Managing a store requires more than completing tasks. Thrive breaks down how to develop employees, improve execution, manage performance, and create a culture that delivers consistent results.

If you are responsible for a store and want to strengthen your leadership skills while improving operations, this podcast provides practical guidance you can use every day.

T EPISODE 86: SHIFT CHANGE WARFARE (SCHEDULING THE OVERLAP)
You are wondering why your turnover is so high on the second shift. You keep hiring good people, and they keep quitting after two weeks. You blame the pay rate. You blame their work ethic. You blame the labor market. But it isn't the market. It's the culture. If your morning shift constantly treats the afternoon shift like a cleanup crew, people will quit. Imagine a customer comes in specifically looking for your premium iced coffee. If the morning shift didn't face the cooler or stock the product before they left, the afternoon shift gets yelled at by the customer. It creates instant resentment. Tonight, we stop blaming the employees and start fixing the schedule.
Welcome back to Thrive. I’m Mike Hernandez. Today we are talking about Shift Change Warfare from the Store Manager's perspective.
In the Thrive phase, you control the environment through the schedule. The biggest mistake Store Managers make is scheduling zero overlap. If you schedule Clerk A to end their shift at 3:00 PM, and Clerk B to start their shift at 3:00 PM, you are mathematically guaranteeing a fight. There is no time to count the drawer. There is no time to communicate about low inventory. There is no time to restock the cups. It is a pure collision at the register.

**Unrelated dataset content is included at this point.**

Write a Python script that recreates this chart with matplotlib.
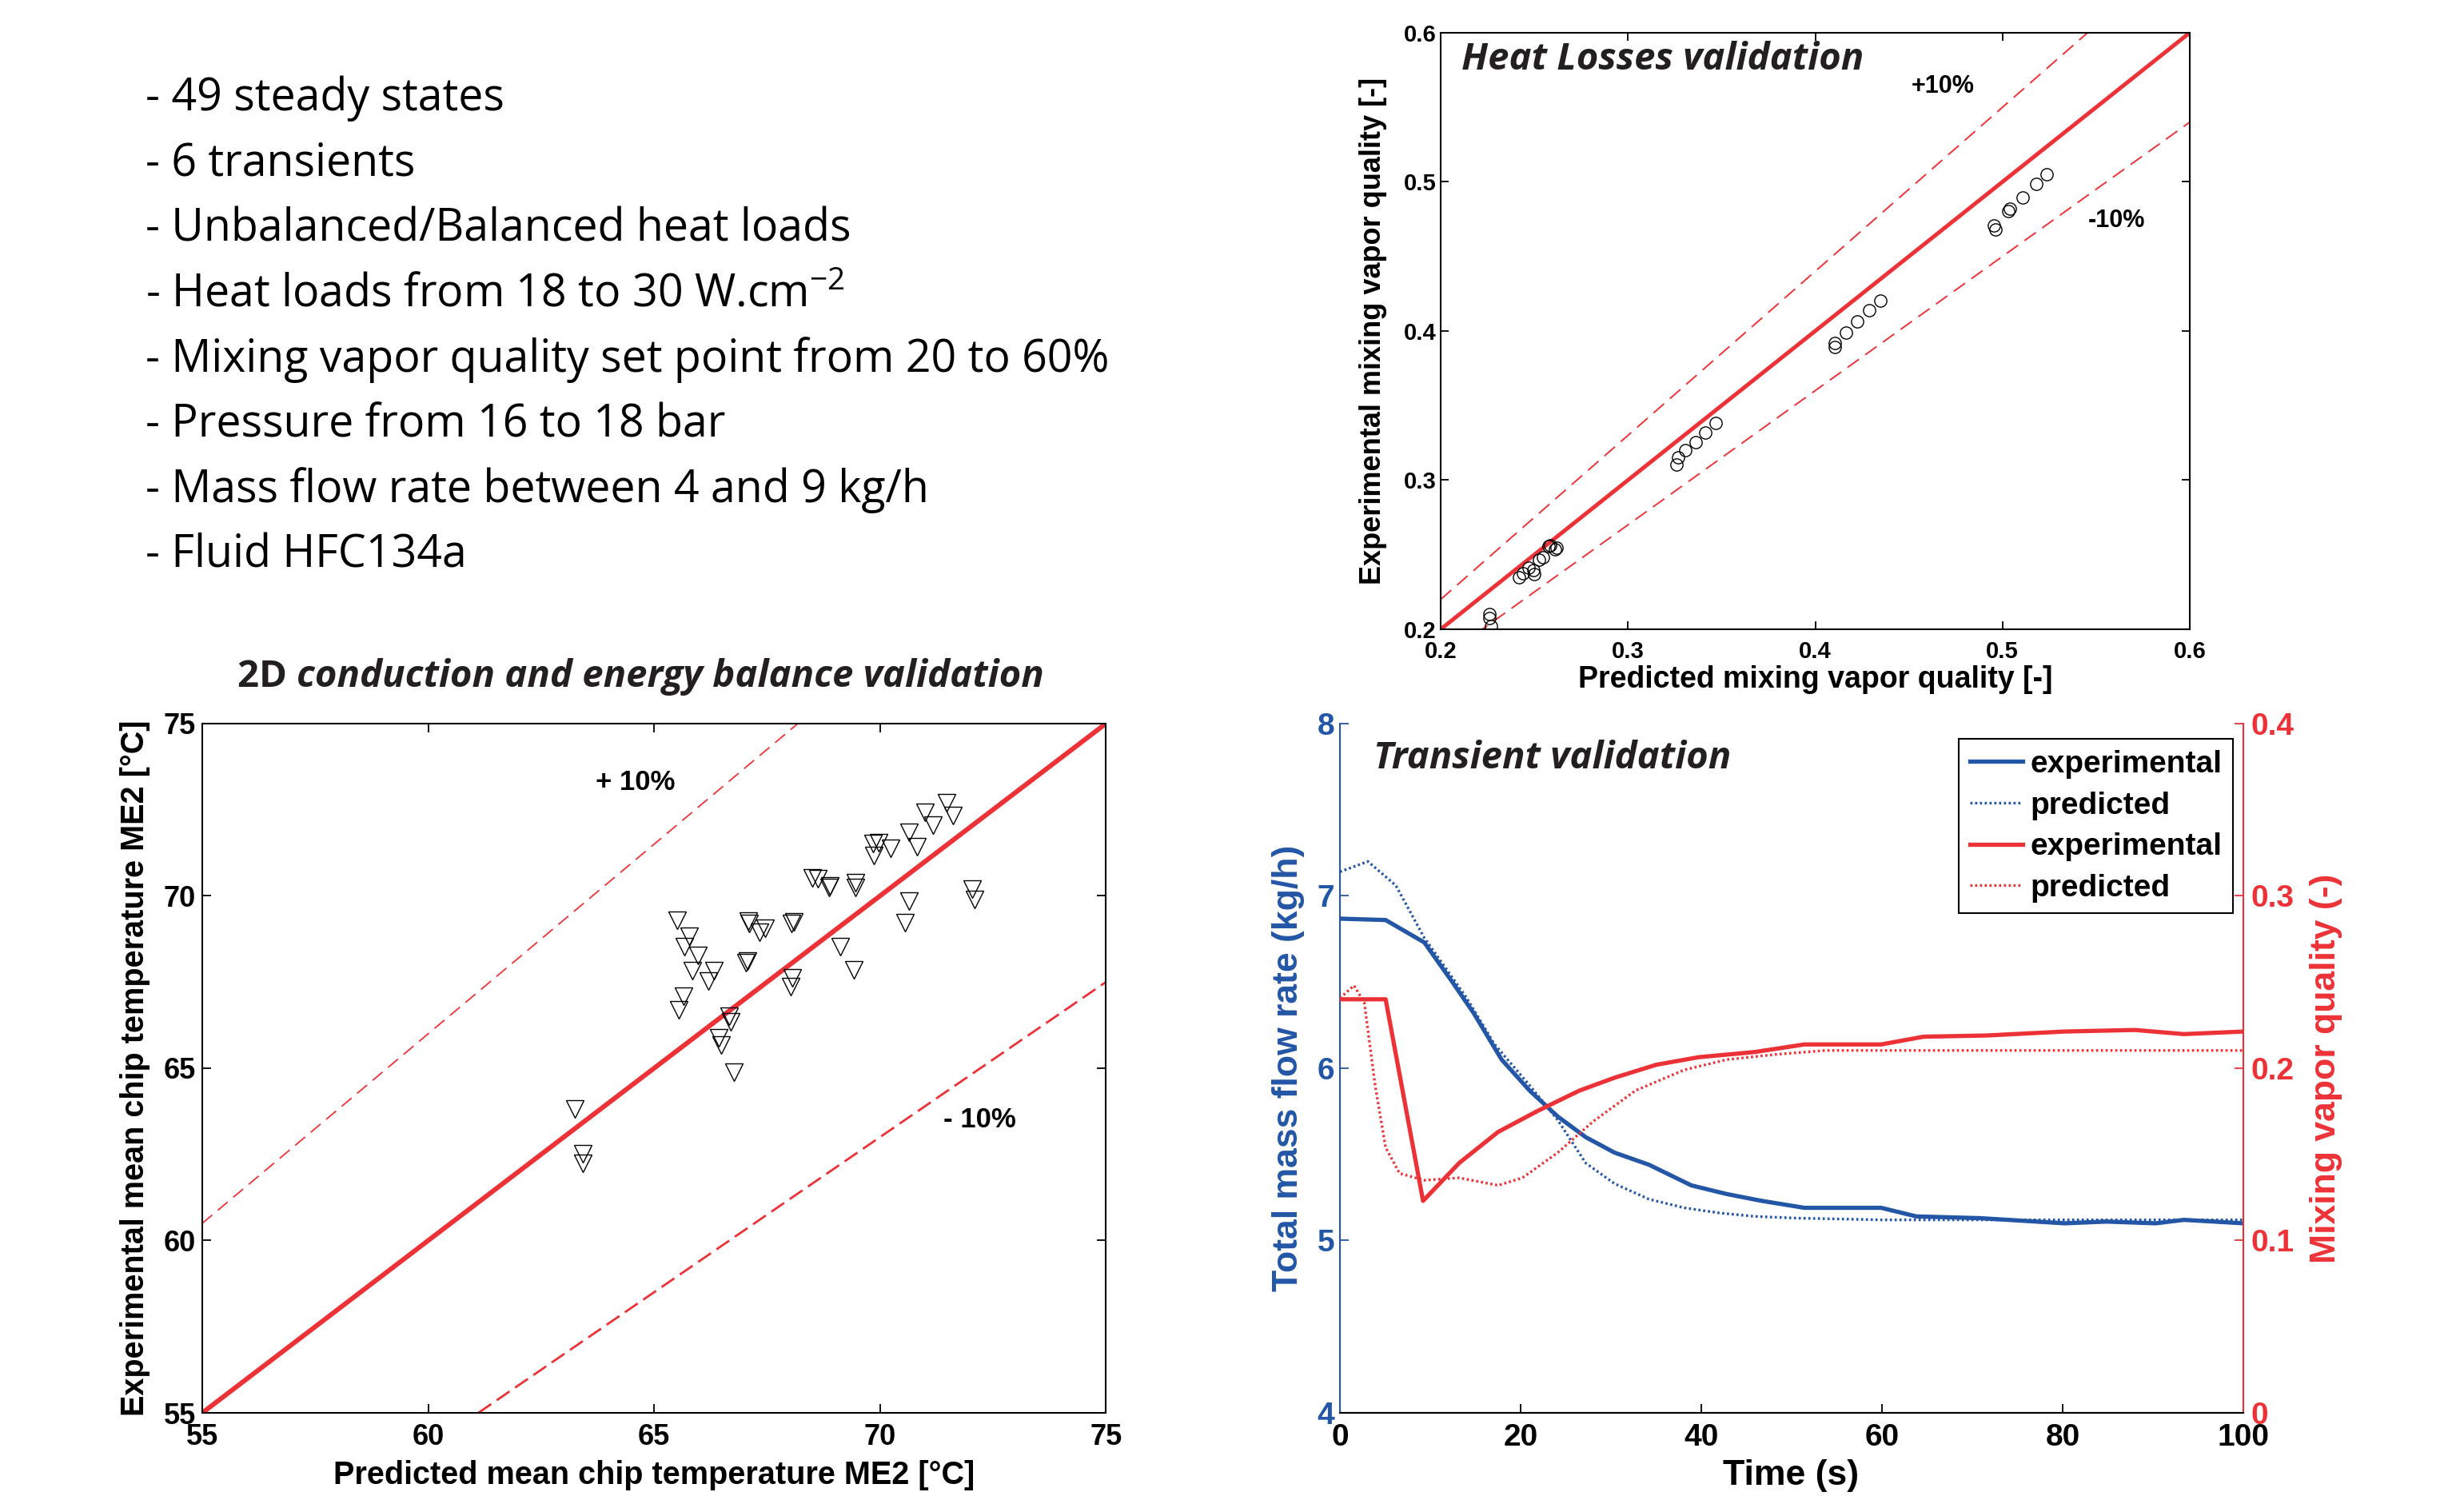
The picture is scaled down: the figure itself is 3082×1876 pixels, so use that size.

I took that first convenience store job because I needed something until something better came along. I'm still waiting. Kidding. I stopped waiting a long time ago. This became the something better. When you invest in your team's sanity by scheduling an overlap, you show them that this can be a career for them too, not just a temporary gig they want to quit.
The secret to eliminating shift change toxicity is the "15-Minute Overlap." You schedule Clerk A to leave at 3:15 PM, and Clerk B to arrive at 3:00 PM. That 15-minute window is the most valuable labor investment you can make. It allows the incoming clerk to count their drawer in peace while the off-going clerk handles the register. It allows them to walk the floor together and point out what needs to be restocked. That 15 minutes of payroll saves you thousands of dollars in employee turnover.
Alright, let’s protect the culture. Your job is to build a schedule that sets your team up for success, not failure.
Here is your Solo Quest for this week. "The Overlap Audit." Pull your schedule for next week. Look at your prime shift changes (usually 6 AM, 2 PM, or 10 PM). Are they back-to-back, or is there a buffer? Adjust the schedule to guarantee a minimum 15-minute overlap for the primary cashiers. Watch how fast the arguments stop.
I have a "Shift Change Culture Audit" for you. It’s a tracking sheet that helps you monitor turnover rates specifically tied to shift transitions, proving the ROI of overlap scheduling. Text the word BUFFER to 9 5 6-8 9 7-9 1 9 2. That’s BUFFER to 9 5 6-8 9 7-9 1 9 2. Get the audit. Stop the turnover.
And if you want to know how the District Manager views this warfare as a massive labor control liability, listen to Episode 77 of Drive. I’m Mike Hernandez. Fix the schedule. "I close every episode the same way — 'Happy Learning.' Those two words aren't filler. They represent everything I believe about development. Learning shouldn't be punishment. It should feel like possibility."